The greater push towards commercialization in areas with a well established operational paradigm is apparent throughout the agency; however, Mars presents novel challenges. Speaking at the 2024 Humans to Mars summit in Washington DC, NASA’s Richard Davis described the variety of ways in which lunar and LEO operations differ from Martian operations, citing extreme radiation environments and the challenges of long transits. However, he remained optimistic about the future of such an endeavor, highlighting the upcoming layout of standards for Martian spacecraft operations which the agency seeks to install as a baseline set of rules. At MEPAG, several weeks prior, NASA leadership discussed the upcoming release of a form of handbook that the agency hopes will assist industry in delivering infrastructure elements. In a similar vein, the Commercial Lunar Payload Service initiative also seeks to offer solutions for the delivery of cargo to the lunar surface, which has so far been met with limited success. Upcoming missions, such as the landing of VIPER by Astrobotic, now face even greater pressure to deliver as their payloads represent key architecture elements for the Artemis campaign. Martian based infrastructure may find itself in a similar situation, with increased scrutiny from the level of the CLPS program to ensure that all of the required assets perform as they are expected to. 

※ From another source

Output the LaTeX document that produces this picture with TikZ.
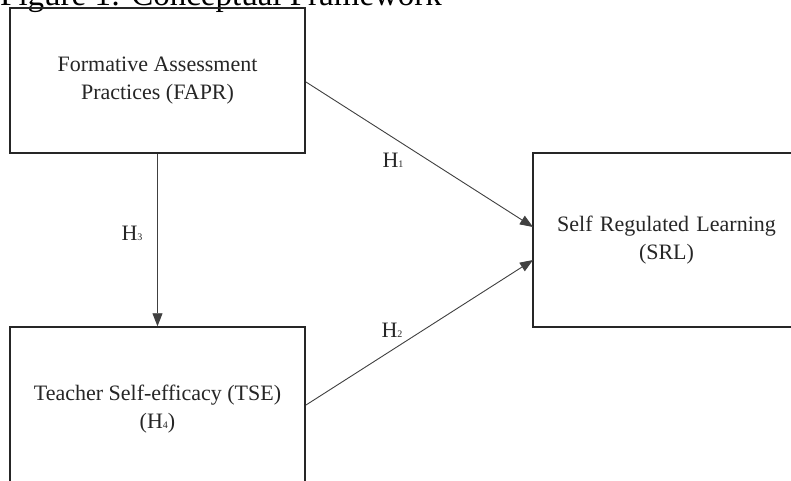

Further afield, and perhaps more ambitiously, NASA is concurrently requesting separate industry proposals for its Mars Sample Return campaign, which seeks to bring samples being collected by the agency’s Perseverance rover to Earth, where they can be studied by laboratory equipment too large and complex to bring to Mars. The MSR campaign has faced several challenges in the quest to retrieve samples from the planet, including an in-flux architecture, layoffs and uncertain funding. It is the agency’s hope that the private sector, which has seen tremendous success in other aspects of NASA’s mission, can rise to the challenge and assist with the formulation of a robust and resilient Martian network, so that explorers to follow may be in better hands.